#### [Task requirements]
Can you output the material exactly as written, minus any pictures it holds?

━━━━━━━━

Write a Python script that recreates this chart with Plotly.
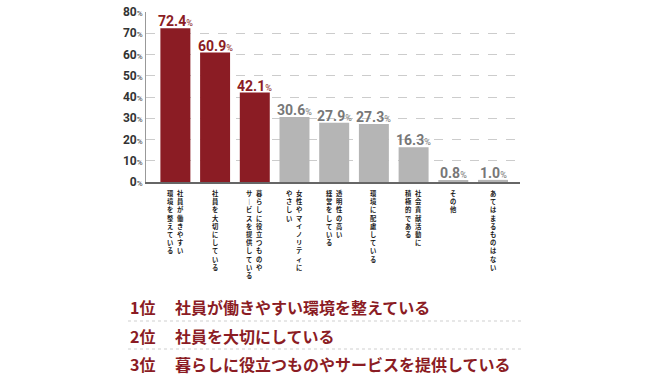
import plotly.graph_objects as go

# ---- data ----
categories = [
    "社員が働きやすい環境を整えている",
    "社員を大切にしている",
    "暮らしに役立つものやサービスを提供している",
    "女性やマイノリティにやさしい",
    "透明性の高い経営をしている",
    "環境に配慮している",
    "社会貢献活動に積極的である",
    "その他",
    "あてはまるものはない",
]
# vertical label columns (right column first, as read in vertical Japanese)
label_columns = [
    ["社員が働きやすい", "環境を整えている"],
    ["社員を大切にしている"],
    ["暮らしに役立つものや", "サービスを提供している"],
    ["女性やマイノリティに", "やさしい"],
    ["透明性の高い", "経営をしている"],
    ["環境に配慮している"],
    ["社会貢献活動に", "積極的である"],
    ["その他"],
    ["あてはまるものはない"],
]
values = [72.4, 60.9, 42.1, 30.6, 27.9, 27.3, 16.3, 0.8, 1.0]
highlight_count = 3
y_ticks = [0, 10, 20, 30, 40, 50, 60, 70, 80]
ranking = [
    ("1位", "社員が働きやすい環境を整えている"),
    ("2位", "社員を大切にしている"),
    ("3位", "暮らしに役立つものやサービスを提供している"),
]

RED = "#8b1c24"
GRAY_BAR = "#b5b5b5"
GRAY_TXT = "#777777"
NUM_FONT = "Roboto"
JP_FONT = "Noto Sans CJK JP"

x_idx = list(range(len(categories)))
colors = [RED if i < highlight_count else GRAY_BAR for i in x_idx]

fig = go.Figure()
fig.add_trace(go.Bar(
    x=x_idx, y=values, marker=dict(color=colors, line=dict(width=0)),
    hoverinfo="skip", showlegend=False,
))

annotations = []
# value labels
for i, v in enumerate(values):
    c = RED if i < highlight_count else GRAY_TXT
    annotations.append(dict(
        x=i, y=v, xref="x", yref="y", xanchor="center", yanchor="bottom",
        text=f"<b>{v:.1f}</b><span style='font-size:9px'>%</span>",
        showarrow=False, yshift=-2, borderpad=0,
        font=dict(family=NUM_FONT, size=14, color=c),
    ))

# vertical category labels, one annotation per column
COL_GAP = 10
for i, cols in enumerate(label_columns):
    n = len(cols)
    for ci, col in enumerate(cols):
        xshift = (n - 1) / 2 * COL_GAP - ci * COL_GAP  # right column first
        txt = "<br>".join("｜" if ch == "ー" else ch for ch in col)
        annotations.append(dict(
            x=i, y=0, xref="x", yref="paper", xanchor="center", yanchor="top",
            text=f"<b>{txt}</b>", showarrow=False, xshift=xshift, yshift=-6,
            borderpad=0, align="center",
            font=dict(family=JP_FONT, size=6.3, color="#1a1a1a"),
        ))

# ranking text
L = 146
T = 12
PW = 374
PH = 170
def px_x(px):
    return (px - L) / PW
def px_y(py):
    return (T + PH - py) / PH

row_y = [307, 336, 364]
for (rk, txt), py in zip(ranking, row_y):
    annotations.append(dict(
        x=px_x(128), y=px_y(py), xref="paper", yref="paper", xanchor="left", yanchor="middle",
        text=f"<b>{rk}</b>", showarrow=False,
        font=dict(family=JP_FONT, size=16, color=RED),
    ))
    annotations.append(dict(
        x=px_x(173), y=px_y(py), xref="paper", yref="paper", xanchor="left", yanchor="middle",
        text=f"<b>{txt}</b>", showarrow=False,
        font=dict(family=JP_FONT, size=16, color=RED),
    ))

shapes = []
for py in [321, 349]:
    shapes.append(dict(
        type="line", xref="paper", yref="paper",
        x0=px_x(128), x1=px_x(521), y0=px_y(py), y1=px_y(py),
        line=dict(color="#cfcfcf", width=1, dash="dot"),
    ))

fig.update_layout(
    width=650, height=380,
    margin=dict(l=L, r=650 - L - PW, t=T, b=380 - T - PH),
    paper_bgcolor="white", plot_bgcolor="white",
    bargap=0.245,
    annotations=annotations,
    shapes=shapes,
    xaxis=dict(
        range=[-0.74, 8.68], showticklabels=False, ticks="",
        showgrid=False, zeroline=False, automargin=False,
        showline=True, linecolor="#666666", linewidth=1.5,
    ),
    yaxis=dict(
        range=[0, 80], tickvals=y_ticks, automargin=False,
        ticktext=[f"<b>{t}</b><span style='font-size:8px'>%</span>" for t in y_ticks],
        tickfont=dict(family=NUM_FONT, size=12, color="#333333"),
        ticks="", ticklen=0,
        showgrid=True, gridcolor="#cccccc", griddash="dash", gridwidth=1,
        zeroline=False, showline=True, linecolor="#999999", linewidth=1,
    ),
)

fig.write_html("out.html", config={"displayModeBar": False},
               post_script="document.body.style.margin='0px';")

━━━━━━━━

#### [Complete answer]
Write a Python script that recreates this chart with Plotly.
import plotly.graph_objects as go

# ---- data ----
categories = [
    "社員が働きやすい環境を整えている",
    "社員を大切にしている",
    "暮らしに役立つものやサービスを提供している",
    "女性やマイノリティにやさしい",
    "透明性の高い経営をしている",
    "環境に配慮している",
    "社会貢献活動に積極的である",
    "その他",
    "あてはまるものはない",
]
# vertical label columns (right column first, as read in vertical Japanese)
label_columns = [
    ["社員が働きやすい", "環境を整えている"],
    ["社員を大切にしている"],
    ["暮らしに役立つものや", "サービスを提供している"],
    ["女性やマイノリティに", "やさしい"],
    ["透明性の高い", "経営をしている"],
    ["環境に配慮している"],
    ["社会貢献活動に", "積極的である"],
    ["その他"],
    ["あてはまるものはない"],
]
values = [72.4, 60.9, 42.1, 30.6, 27.9, 27.3, 16.3, 0.8, 1.0]
highlight_count = 3
y_ticks = [0, 10, 20, 30, 40, 50, 60, 70, 80]
ranking = [
    ("1位", "社員が働きやすい環境を整えている"),
    ("2位", "社員を大切にしている"),
    ("3位", "暮らしに役立つものやサービスを提供している"),
]

RED = "#8b1c24"
GRAY_BAR = "#b5b5b5"
GRAY_TXT = "#777777"
NUM_FONT = "Roboto"
JP_FONT = "Noto Sans CJK JP"

x_idx = list(range(len(categories)))
colors = [RED if i < highlight_count else GRAY_BAR for i in x_idx]

fig = go.Figure()
fig.add_trace(go.Bar(
    x=x_idx, y=values, marker=dict(color=colors, line=dict(width=0)),
    hoverinfo="skip", showlegend=False,
))

annotations = []
# value labels
for i, v in enumerate(values):
    c = RED if i < highlight_count else GRAY_TXT
    annotations.append(dict(
        x=i, y=v, xref="x", yref="y", xanchor="center", yanchor="bottom",
        text=f"<b>{v:.1f}</b><span style='font-size:9px'>%</span>",
        showarrow=False, yshift=-2, borderpad=0,
        font=dict(family=NUM_FONT, size=14, color=c),
    ))

# vertical category labels, one annotation per column
COL_GAP = 10
for i, cols in enumerate(label_columns):
    n = len(cols)
    for ci, col in enumerate(cols):
        xshift = (n - 1) / 2 * COL_GAP - ci * COL_GAP  # right column first
        txt = "<br>".join("｜" if ch == "ー" else ch for ch in col)
        annotations.append(dict(
            x=i, y=0, xref="x", yref="paper", xanchor="center", yanchor="top",
            text=f"<b>{txt}</b>", showarrow=False, xshift=xshift, yshift=-6,
            borderpad=0, align="center",
            font=dict(family=JP_FONT, size=6.3, color="#1a1a1a"),
        ))

# ranking text
L = 146
T = 12
PW = 374
PH = 170
def px_x(px):
    return (px - L) / PW
def px_y(py):
    return (T + PH - py) / PH

row_y = [307, 336, 364]
for (rk, txt), py in zip(ranking, row_y):
    annotations.append(dict(
        x=px_x(128), y=px_y(py), xref="paper", yref="paper", xanchor="left", yanchor="middle",
        text=f"<b>{rk}</b>", showarrow=False,
        font=dict(family=JP_FONT, size=16, color=RED),
    ))
    annotations.append(dict(
        x=px_x(173), y=px_y(py), xref="paper", yref="paper", xanchor="left", yanchor="middle",
        text=f"<b>{txt}</b>", showarrow=False,
        font=dict(family=JP_FONT, size=16, color=RED),
    ))

shapes = []
for py in [321, 349]:
    shapes.append(dict(
        type="line", xref="paper", yref="paper",
        x0=px_x(128), x1=px_x(521), y0=px_y(py), y1=px_y(py),
        line=dict(color="#cfcfcf", width=1, dash="dot"),
    ))

fig.update_layout(
    width=650, height=380,
    margin=dict(l=L, r=650 - L - PW, t=T, b=380 - T - PH),
    paper_bgcolor="white", plot_bgcolor="white",
    bargap=0.245,
    annotations=annotations,
    shapes=shapes,
    xaxis=dict(
        range=[-0.74, 8.68], showticklabels=False, ticks="",
        showgrid=False, zeroline=False, automargin=False,
        showline=True, linecolor="#666666", linewidth=1.5,
    ),
    yaxis=dict(
        range=[0, 80], tickvals=y_ticks, automargin=False,
        ticktext=[f"<b>{t}</b><span style='font-size:8px'>%</span>" for t in y_ticks],
        tickfont=dict(family=NUM_FONT, size=12, color="#333333"),
        ticks="", ticklen=0,
        showgrid=True, gridcolor="#cccccc", griddash="dash", gridwidth=1,
        zeroline=False, showline=True, linecolor="#999999", linewidth=1,
    ),
)

fig.write_html("out.html", config={"displayModeBar": False},
               post_script="document.body.style.margin='0px';")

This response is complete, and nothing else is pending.